DUBAI: US-Somali model Halima Aden is set to be a judge for this year’s Tommy Hilfiger Fashion Frontier Challenge finals, held on Feb. 3.
The annual program, in its fourth outing, aims to discover and accelerate the work of innovative and impactful fashion startups. Through mentoring and financial support, the company seeks to help the best ideas break through.
According to the brand’s website, the program offers opportunities to individuals from “historically underrepresented communities, including black, indigenous, people of color, people with disabilities and women.”

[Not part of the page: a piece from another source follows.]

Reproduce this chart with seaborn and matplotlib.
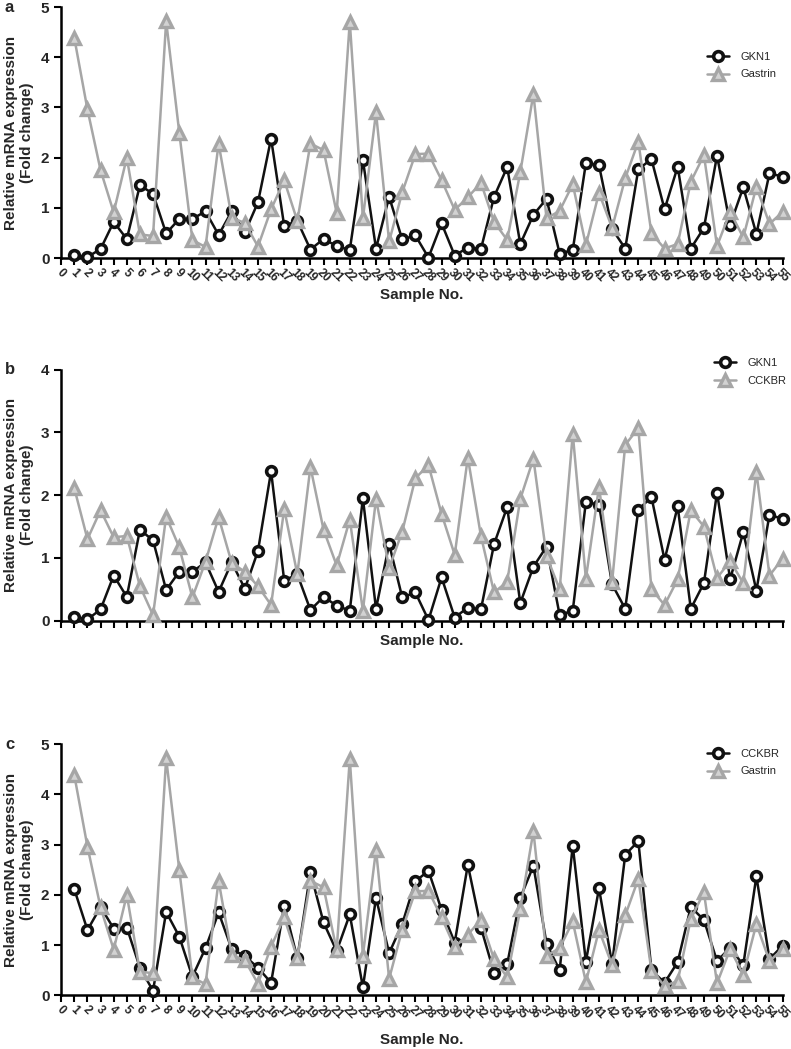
import pandas as pd
import numpy as np
import matplotlib
matplotlib.use("Agg")
import matplotlib.pyplot as plt
import seaborn as sns

sns.set_style("ticks")
plt.rcParams['font.family'] = ['Liberation Sans', 'DejaVu Sans']

samples = list(range(1, 56))

gkn1 = [0.06, 0.02, 0.18, 0.72, 0.38, 1.45, 1.28, 0.49, 0.78, 0.78,
        0.93, 0.46, 0.93, 0.51, 1.11, 2.38, 0.64, 0.74, 0.17, 0.38,
        0.24, 0.16, 1.95, 0.19, 1.22, 0.37, 0.45, 0.01, 0.69, 0.05,
        0.21, 0.18, 1.22, 1.81, 0.28, 0.86, 1.18, 0.09, 0.16, 1.89,
        1.85, 0.58, 0.19, 1.77, 1.97, 0.97, 1.82, 0.19, 0.60, 2.04,
        0.66, 1.41, 0.48, 1.69, 1.62]

gastrin = [4.38, 2.96, 1.75, 0.91, 2.00, 0.47, 0.44, 4.72, 2.50, 0.36,
           0.22, 2.28, 0.80, 0.70, 0.23, 0.97, 1.55, 0.74, 2.28, 2.15,
           0.90, 4.71, 0.79, 2.90, 0.33, 1.31, 2.07, 2.08, 1.55, 0.96,
           1.21, 1.50, 0.72, 0.36, 1.71, 3.27, 0.79, 0.94, 1.47, 0.26,
           1.30, 0.60, 1.59, 2.32, 0.49, 0.19, 0.28, 1.52, 2.05, 0.24,
           0.92, 0.41, 1.42, 0.68, 0.92]

cckbr = [2.11, 1.30, 1.76, 1.33, 1.35, 0.55, 0.09, 1.66, 1.17, 0.37,
         0.94, 1.65, 0.92, 0.78, 0.55, 0.25, 1.78, 0.74, 2.45, 1.45,
         0.88, 1.61, 0.16, 1.94, 0.84, 1.42, 2.27, 2.48, 1.70, 1.05,
         2.60, 1.35, 0.45, 0.62, 1.94, 2.58, 1.03, 0.50, 2.98, 0.67,
         2.13, 0.62, 2.80, 3.07, 0.50, 0.25, 0.66, 1.76, 1.50, 0.68,
         0.95, 0.60, 2.37, 0.72, 0.99]

# letter, series 1, series 2, y max, x tick labels?, legend y, legend x, xlabel pad
panels = [
    ("a", "GKN1", gkn1, "Gastrin", gastrin, 5, True, 0.767, 0.895, 3),
    ("b", "GKN1", gkn1, "CCKBR", cckbr, 4, False, 0.991, 0.905, 1),
    ("c", "CCKBR", cckbr, "Gastrin", gastrin, 5, True, 0.927, 0.895, 8),
]

black = "#111111"
grey = "#a6a6a6"

fig = plt.figure(figsize=(7.91, 10.49), dpi=100)
bottoms = [0.7540, 0.4083, 0.0512]

for (letter, n1, v1, n2, v2, ytop, show_xt, leg_y, leg_x, xpad), b in zip(panels, bottoms):
    ax = fig.add_axes([0.0774, b, 0.912, 0.2393])
    df = pd.DataFrame({"sample": samples, n1: v1, n2: v2})
    sns.lineplot(data=df, x="sample", y=n1, ax=ax, color=black, lw=1.8,
                 marker="o", markersize=7, markerfacecolor="white",
                 markeredgecolor=black, markeredgewidth=2.6,
                 label=n1, clip_on=False, zorder=3)
    sns.lineplot(data=df, x="sample", y=n2, ax=ax, color=grey, lw=1.8,
                 marker="^", markersize=8, markerfacecolor="#d2d2d2",
                 markeredgecolor=grey, markeredgewidth=2.4,
                 label=n2, clip_on=False, zorder=4)
    ax.set_xlim(0, 55)
    ax.set_ylim(0, ytop)
    ax.set_yticks(range(0, ytop + 1))
    ax.set_xticks(range(0, 56))
    for s in ["top", "right"]:
        ax.spines[s].set_visible(False)
    for s in ["left", "bottom"]:
        ax.spines[s].set_linewidth(1.8)
        ax.spines[s].set_color("black")
    ax.tick_params(axis="both", length=5, width=1.5, color="black")
    ax.set_yticklabels([str(t) for t in range(0, ytop + 1)],
                       fontsize=11, fontweight="bold")
    if show_xt:
        ax.set_xticklabels([str(t) for t in range(0, 56)], fontsize=8.6,
                           fontweight="bold", rotation=-45, ha="center",
                           va="top")
        ax.tick_params(axis="x", pad=1)
    else:
        ax.set_xticklabels([])
    ax.set_xlabel("Sample No.", fontsize=11, fontweight="bold", labelpad=xpad)
    ax.set_ylabel("Relative mRNA expression\n(Fold change)", fontsize=11,
                  fontweight="bold", labelpad=5)
    leg = ax.legend(loc="center left", bbox_to_anchor=(leg_x, leg_y),
                    frameon=False, fontsize=8, handlelength=2.0,
                    handletextpad=1.0, labelspacing=0.7, borderpad=0,
                    borderaxespad=0)
    for h in leg.legend_handles:
        h.set_clip_on(False)
    ax.text(-0.078, 1.0, letter, transform=ax.transAxes, fontsize=12,
            fontweight="bold", va="center", ha="left")

fig.savefig("out.png", dpi=100)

On Feb. 3, the judging panel, which also includes Hilfiger, managing director of Fashion for Good, Katrin Ley, and professor of entrepreneurship at INSEAD business school, Adrian Johnson, will pick two winners who will receive a $100,000 cash grant each, a year-long mentorship with Hilfiger and INSEAD experts and an INSEAD program.
An additional $15,000 will be awarded to the finalist who wins the “audience favorite vote.”
Over a multi-stage process, 259 applicants were narrowed down to five finalists — who were announced this week — to develop their project plans virtually with the support of Hilfiger and experts.
The first of the finalists are Care+Wear, a healthwear company based in New York that provides accessible clothing, recovery bras, patient gowns and scrubs to people in hospitals.
The second is IDA Sports, a British company designing footwear and soccer cleats specifically for female athletes.
Koalaa is a UK initiative, engineering upper-limb prosthetics made like clothes.
Tactus is a Dutch-American tech brand that designs smart clothing that translates music into vibrations for the deaf community.
The last finalist is Moner Bondhu, a startup founded in Bangladesh that provides mental health and wellbeing services with a focus on garment factory workers, women and youth.
Aden, who grew up in a Kenyan refugee camp before fleeing to Minnesota with her family, has a longstanding relationship with the American designer.
She fronted the campaign for the label’s first hijab. In 2019, she made history as the first person to wear a hijab and burkini in the pages of Sports Illustrated — and returned for the publication’s 2020 issue, wearing a custom Tommy Hilfiger burkini.